• _Task goal_: All the entries need to be quoted exactly, apart from the pictures, which you should drop.

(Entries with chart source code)

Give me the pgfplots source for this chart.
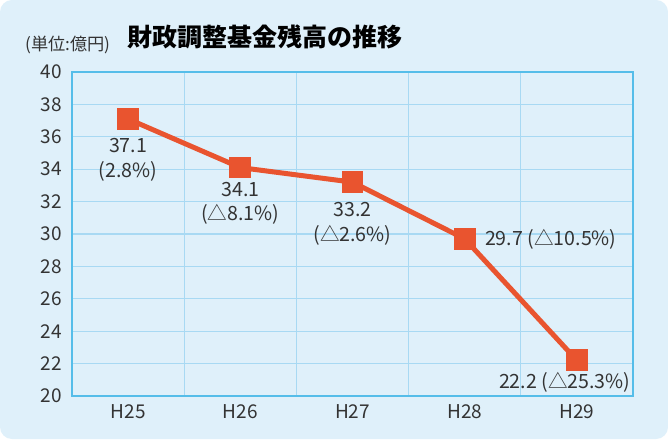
\documentclass[border=0pt]{standalone}
\usepackage{pgfplots}
\pgfplotsset{compat=1.18}
\usepackage{fontspec}
\setmainfont{Noto Sans CJK JP}
\definecolor{bg}{HTML}{DFF0FA}
\definecolor{gridc}{HTML}{A8D9F3}
\definecolor{framec}{HTML}{55BDE9}
\definecolor{linec}{HTML}{E9542F}
\definecolor{txt}{HTML}{333333}
\begin{document}
\begin{tikzpicture}[x=1pt,y=1pt]
\fill[white] (0,0) rectangle (334,219.5);
\fill[bg, rounded corners=6pt] (0,0) rectangle (334,219.5);
\node[font=\bfseries\fontsize{12.5}{15}\selectfont, text=black] at (132.5,201) {財政調整基金残高の推移};
\node[font=\fontsize{8.6}{10}\selectfont, text=txt] at (34,197) {(単位:億円)};
\begin{axis}[
  at={(36pt,21.5pt)}, anchor=south west,
  scale only axis, width=280.5pt, height=162pt,
  xmin=-0.5, xmax=4.5, ymin=20, ymax=40,
  ytick={20,22,...,40},
  xtick={0,1,2,3,4},
  xticklabels={H25,H26,H27,H28,H29},
  minor xtick={0.5,1.5,2.5,3.5},
  ymajorgrids, xminorgrids,
  major grid style={gridc, line width=0.6pt},
  minor grid style={gridc, line width=0.6pt},
  axis line style={framec, line width=0.9pt},
  major tick length=0pt, minor tick length=0pt,
  tick label style={font=\fontsize{9.5}{10}\selectfont, text=txt},
  /pgf/number format/assume math mode=true,
  yticklabel style={xshift=-1.5pt},
  xticklabel style={yshift=-1pt},
  clip=false,
]
\addplot[linec, line width=2.5pt, mark=square*, mark size=4.2pt, mark options={fill=linec, draw=none}] coordinates {
  (0,37.1) (1,34.1) (2,33.2) (3,29.7) (4,22.2)
};
\begin{scope}[every node/.style={font=\fontsize{9.8}{12.2}\selectfont, text=txt, align=center}]
\node[yshift=-20.5pt] at (axis cs:0,37.1) {37.1\\(2.8\%)};
\node[yshift=-17.75pt] at (axis cs:1,34.1) {34.1\\(△8.1\%)};
\node[yshift=-20.75pt] at (axis cs:2,33.2) {33.2\\(△2.6\%)};
\node[anchor=west, inner sep=0pt, xshift=10pt] at (axis cs:3,29.7) {29.7 (△10.5\%)};
\node[anchor=east, inner sep=0pt, xshift=27pt, yshift=-11pt] at (axis cs:4,22.2) {22.2 (△25.3\%)};
\end{scope}
\end{axis}
\end{tikzpicture}
\end{document}
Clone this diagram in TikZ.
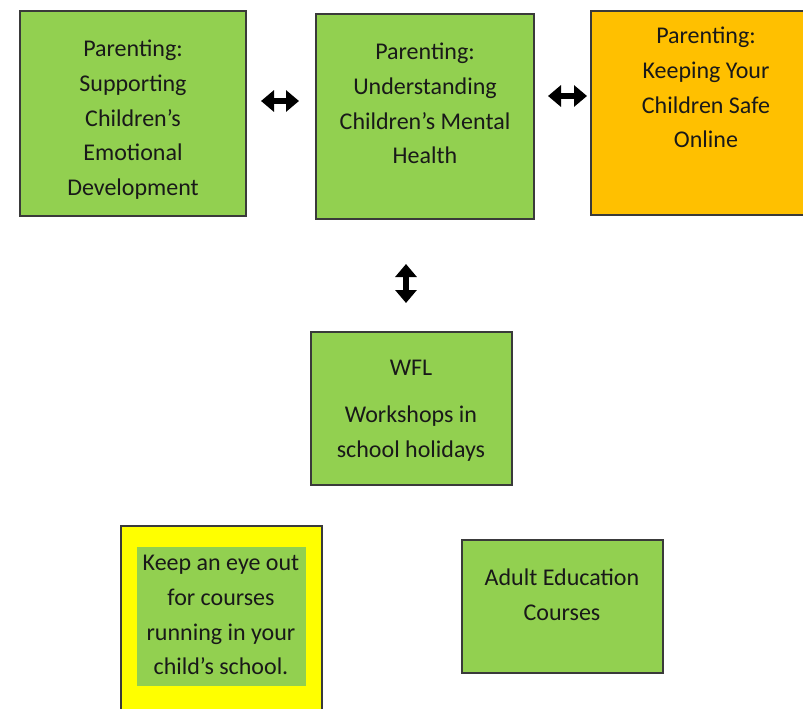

• _Response to this exercise_:
Give me the pgfplots source for this chart.
\documentclass[border=0pt]{standalone}
\usepackage{pgfplots}
\pgfplotsset{compat=1.18}
\usepackage{fontspec}
\setmainfont{Noto Sans CJK JP}
\definecolor{bg}{HTML}{DFF0FA}
\definecolor{gridc}{HTML}{A8D9F3}
\definecolor{framec}{HTML}{55BDE9}
\definecolor{linec}{HTML}{E9542F}
\definecolor{txt}{HTML}{333333}
\begin{document}
\begin{tikzpicture}[x=1pt,y=1pt]
\fill[white] (0,0) rectangle (334,219.5);
\fill[bg, rounded corners=6pt] (0,0) rectangle (334,219.5);
\node[font=\bfseries\fontsize{12.5}{15}\selectfont, text=black] at (132.5,201) {財政調整基金残高の推移};
\node[font=\fontsize{8.6}{10}\selectfont, text=txt] at (34,197) {(単位:億円)};
\begin{axis}[
  at={(36pt,21.5pt)}, anchor=south west,
  scale only axis, width=280.5pt, height=162pt,
  xmin=-0.5, xmax=4.5, ymin=20, ymax=40,
  ytick={20,22,...,40},
  xtick={0,1,2,3,4},
  xticklabels={H25,H26,H27,H28,H29},
  minor xtick={0.5,1.5,2.5,3.5},
  ymajorgrids, xminorgrids,
  major grid style={gridc, line width=0.6pt},
  minor grid style={gridc, line width=0.6pt},
  axis line style={framec, line width=0.9pt},
  major tick length=0pt, minor tick length=0pt,
  tick label style={font=\fontsize{9.5}{10}\selectfont, text=txt},
  /pgf/number format/assume math mode=true,
  yticklabel style={xshift=-1.5pt},
  xticklabel style={yshift=-1pt},
  clip=false,
]
\addplot[linec, line width=2.5pt, mark=square*, mark size=4.2pt, mark options={fill=linec, draw=none}] coordinates {
  (0,37.1) (1,34.1) (2,33.2) (3,29.7) (4,22.2)
};
\begin{scope}[every node/.style={font=\fontsize{9.8}{12.2}\selectfont, text=txt, align=center}]
\node[yshift=-20.5pt] at (axis cs:0,37.1) {37.1\\(2.8\%)};
\node[yshift=-17.75pt] at (axis cs:1,34.1) {34.1\\(△8.1\%)};
\node[yshift=-20.75pt] at (axis cs:2,33.2) {33.2\\(△2.6\%)};
\node[anchor=west, inner sep=0pt, xshift=10pt] at (axis cs:3,29.7) {29.7 (△10.5\%)};
\node[anchor=east, inner sep=0pt, xshift=27pt, yshift=-11pt] at (axis cs:4,22.2) {22.2 (△25.3\%)};
\end{scope}
\end{axis}
\end{tikzpicture}
\end{document}
Clone this diagram in TikZ.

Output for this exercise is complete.